航路 コニー・ウィリス

コニー・ウィリスの本は基本、とにかく長いのであんまり読んでいない作家、長いというかくどいというか、前ドゥームズデイブック読んだとき、えらい苦労した記憶がある。
で、この本だが、読んでると翻訳のせいか、1人称なのに人物が入れ替わってる会話があって読み難い、加えて場面転換が飛ばされて先に進むのが多くて混乱する。この混ぜこぜな日本語は、原文がこうなのか?、こんなわかり難い小説を書く作家だったっけ?、まあ読めるけど。

読み終えてみると、意外なことにこの位ならくどいというか冗長という感じがしない。まあ現代の大作小説はこういうの多いからか。ただ、この本は臨死体験を書いてる本で、基本的にはあれなネタなので現実味を加えるため、かなりしつこく現実部分を書いてて、それが長く感じる原因だと思った。

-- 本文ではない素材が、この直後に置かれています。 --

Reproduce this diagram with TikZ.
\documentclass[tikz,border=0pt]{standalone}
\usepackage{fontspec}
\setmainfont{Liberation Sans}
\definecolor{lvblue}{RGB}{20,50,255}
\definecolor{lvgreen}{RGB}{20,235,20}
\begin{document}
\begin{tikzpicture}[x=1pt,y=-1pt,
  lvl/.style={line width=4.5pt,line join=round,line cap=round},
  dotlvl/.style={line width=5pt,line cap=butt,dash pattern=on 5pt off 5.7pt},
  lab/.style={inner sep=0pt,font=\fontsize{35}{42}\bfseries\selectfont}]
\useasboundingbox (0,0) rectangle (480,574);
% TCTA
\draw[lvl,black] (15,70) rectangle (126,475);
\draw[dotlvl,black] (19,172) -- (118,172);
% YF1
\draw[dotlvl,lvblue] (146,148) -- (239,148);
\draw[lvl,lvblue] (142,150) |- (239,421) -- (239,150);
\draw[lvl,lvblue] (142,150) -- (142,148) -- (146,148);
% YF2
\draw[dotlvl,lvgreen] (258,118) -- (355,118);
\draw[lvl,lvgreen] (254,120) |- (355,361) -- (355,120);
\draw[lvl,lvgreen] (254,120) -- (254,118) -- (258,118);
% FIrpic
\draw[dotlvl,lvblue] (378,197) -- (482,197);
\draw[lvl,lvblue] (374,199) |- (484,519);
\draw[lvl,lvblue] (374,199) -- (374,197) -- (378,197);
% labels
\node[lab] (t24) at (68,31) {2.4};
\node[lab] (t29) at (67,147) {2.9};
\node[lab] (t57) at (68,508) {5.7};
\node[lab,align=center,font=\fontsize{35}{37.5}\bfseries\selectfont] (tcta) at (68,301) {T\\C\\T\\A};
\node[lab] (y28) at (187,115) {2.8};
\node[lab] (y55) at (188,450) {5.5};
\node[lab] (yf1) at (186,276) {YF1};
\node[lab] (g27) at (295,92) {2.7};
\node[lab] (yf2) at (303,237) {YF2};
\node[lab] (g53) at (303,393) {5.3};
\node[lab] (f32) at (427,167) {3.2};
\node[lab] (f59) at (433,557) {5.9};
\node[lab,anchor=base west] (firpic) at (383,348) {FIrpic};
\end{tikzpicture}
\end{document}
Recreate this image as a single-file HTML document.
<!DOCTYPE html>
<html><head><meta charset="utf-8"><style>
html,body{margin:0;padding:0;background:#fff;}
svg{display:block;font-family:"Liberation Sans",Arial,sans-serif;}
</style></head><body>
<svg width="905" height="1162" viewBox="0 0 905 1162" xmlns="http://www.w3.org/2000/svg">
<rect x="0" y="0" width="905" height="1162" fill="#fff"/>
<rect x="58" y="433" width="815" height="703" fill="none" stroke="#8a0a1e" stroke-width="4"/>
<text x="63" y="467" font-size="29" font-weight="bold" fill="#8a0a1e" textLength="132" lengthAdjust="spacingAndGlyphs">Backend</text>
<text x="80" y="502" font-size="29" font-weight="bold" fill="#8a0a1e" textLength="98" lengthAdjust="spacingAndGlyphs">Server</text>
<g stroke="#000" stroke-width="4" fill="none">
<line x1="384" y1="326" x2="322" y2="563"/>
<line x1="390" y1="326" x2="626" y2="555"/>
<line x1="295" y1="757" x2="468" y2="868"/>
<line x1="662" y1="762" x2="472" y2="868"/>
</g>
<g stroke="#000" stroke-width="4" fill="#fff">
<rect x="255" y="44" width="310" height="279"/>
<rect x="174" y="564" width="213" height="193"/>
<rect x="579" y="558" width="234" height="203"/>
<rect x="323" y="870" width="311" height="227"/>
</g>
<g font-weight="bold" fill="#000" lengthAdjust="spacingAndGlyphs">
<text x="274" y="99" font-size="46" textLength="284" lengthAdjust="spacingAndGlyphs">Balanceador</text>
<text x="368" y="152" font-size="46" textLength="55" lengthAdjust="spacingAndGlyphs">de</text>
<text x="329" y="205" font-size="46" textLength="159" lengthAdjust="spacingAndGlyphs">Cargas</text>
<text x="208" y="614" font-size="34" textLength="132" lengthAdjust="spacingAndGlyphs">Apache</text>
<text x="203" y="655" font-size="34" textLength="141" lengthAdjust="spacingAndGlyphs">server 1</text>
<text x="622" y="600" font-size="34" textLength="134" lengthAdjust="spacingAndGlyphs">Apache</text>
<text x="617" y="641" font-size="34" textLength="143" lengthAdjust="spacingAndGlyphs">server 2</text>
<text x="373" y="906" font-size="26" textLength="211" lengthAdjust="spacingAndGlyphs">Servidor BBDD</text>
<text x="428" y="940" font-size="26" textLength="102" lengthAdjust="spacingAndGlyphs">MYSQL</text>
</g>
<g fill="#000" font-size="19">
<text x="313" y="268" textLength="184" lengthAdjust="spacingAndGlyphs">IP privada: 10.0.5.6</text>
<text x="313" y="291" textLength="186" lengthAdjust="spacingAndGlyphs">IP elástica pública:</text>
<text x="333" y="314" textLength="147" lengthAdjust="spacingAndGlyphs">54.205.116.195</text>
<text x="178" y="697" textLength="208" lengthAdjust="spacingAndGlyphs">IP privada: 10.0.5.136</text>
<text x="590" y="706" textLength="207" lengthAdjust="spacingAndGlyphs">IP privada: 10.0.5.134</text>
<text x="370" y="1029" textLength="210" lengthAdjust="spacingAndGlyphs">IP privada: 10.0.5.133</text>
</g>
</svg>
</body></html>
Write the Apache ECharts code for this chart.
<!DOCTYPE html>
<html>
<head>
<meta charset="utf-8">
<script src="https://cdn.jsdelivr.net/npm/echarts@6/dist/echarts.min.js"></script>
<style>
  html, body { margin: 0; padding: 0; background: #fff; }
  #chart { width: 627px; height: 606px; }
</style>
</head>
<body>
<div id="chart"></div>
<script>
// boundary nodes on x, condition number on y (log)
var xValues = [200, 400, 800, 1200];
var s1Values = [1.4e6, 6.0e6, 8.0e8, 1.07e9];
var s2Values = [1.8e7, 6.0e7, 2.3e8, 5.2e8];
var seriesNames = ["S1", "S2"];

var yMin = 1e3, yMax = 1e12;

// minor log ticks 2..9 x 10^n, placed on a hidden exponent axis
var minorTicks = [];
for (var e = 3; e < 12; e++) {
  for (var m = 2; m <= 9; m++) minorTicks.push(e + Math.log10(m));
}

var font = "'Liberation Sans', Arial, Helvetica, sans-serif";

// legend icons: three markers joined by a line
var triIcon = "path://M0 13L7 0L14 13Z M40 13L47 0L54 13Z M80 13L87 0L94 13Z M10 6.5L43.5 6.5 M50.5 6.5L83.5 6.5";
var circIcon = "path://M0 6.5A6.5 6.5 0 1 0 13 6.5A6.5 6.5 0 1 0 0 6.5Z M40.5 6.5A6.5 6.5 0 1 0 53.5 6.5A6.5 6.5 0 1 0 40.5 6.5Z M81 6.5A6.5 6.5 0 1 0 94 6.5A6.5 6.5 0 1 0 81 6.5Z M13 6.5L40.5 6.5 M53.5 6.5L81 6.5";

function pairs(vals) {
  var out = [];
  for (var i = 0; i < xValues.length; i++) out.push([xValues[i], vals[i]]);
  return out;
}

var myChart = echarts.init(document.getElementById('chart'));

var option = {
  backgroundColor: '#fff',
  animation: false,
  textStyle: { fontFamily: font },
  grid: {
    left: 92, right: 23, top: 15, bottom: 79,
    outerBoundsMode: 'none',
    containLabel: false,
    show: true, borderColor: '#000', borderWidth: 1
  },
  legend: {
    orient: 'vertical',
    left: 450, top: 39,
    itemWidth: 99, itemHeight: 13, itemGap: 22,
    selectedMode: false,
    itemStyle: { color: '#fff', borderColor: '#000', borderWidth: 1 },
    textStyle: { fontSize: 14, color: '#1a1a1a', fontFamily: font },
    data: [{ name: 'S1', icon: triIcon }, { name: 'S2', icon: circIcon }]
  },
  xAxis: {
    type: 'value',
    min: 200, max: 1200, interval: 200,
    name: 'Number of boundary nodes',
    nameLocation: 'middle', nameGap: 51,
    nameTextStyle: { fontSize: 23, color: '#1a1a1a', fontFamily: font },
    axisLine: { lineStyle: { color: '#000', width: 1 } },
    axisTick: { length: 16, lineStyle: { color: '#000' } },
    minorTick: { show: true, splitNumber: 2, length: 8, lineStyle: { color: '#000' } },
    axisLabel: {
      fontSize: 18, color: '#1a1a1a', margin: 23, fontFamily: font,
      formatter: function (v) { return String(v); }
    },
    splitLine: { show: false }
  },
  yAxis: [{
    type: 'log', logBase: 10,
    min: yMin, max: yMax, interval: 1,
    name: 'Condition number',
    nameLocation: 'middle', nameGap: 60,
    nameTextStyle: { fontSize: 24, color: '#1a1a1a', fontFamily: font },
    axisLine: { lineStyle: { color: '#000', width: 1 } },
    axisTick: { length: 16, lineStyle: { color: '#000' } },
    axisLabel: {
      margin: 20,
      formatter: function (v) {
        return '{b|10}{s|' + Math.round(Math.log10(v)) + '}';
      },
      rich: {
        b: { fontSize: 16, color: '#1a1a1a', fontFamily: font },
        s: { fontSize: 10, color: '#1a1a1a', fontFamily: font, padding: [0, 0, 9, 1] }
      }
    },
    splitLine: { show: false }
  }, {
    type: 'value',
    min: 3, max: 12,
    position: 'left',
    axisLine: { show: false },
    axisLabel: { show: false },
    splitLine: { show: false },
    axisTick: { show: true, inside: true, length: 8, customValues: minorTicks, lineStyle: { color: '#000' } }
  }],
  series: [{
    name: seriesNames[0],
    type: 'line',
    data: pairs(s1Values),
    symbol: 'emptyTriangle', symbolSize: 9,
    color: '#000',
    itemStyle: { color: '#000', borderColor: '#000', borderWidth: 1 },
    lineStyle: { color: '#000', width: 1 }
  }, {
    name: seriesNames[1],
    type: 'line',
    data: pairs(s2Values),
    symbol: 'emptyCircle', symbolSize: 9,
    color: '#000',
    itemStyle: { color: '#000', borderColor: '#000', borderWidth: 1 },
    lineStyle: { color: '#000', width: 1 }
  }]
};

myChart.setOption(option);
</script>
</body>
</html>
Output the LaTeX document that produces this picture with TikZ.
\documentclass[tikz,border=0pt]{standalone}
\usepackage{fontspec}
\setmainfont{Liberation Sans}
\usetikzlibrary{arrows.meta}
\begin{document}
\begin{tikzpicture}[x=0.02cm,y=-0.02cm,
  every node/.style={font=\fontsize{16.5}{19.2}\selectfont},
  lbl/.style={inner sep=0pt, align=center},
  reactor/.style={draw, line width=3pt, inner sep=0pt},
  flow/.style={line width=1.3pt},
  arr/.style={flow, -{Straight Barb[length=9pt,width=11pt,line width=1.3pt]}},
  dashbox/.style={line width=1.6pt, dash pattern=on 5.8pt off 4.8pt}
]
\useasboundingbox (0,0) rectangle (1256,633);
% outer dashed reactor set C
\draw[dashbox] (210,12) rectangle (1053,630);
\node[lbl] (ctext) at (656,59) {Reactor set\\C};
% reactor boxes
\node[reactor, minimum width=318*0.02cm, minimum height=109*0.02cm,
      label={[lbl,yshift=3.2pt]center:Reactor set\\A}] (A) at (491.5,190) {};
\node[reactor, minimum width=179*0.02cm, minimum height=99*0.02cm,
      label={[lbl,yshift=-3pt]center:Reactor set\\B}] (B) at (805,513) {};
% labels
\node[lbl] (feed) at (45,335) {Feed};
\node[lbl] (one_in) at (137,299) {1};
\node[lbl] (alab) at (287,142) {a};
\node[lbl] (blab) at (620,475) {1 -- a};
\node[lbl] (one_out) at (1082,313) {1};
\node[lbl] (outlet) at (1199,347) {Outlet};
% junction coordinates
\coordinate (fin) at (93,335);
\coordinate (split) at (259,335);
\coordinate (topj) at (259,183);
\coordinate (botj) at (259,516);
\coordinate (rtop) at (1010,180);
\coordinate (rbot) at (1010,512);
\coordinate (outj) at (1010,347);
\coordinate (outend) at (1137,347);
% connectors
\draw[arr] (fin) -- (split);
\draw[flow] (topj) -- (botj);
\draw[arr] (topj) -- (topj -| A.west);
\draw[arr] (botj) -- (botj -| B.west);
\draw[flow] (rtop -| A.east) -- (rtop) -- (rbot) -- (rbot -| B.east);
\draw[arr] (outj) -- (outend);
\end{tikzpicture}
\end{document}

全体に、後半に行くにしたがって無謀な展開が続くので、これはどうするのだろうかと不安だったのだが、最後はなかなか上手く着地していてさすがだと感じる。
そこそこ納得感があって、SFにもファンタジーにも行かずにこのネタを書ききるのは上手い。まあその分現実的過ぎて冒険心が足りないが(笑
ああでも過去の出来事を記憶から追体験する物語は昨今そこそこあるので、今読むと目新しさは無いか。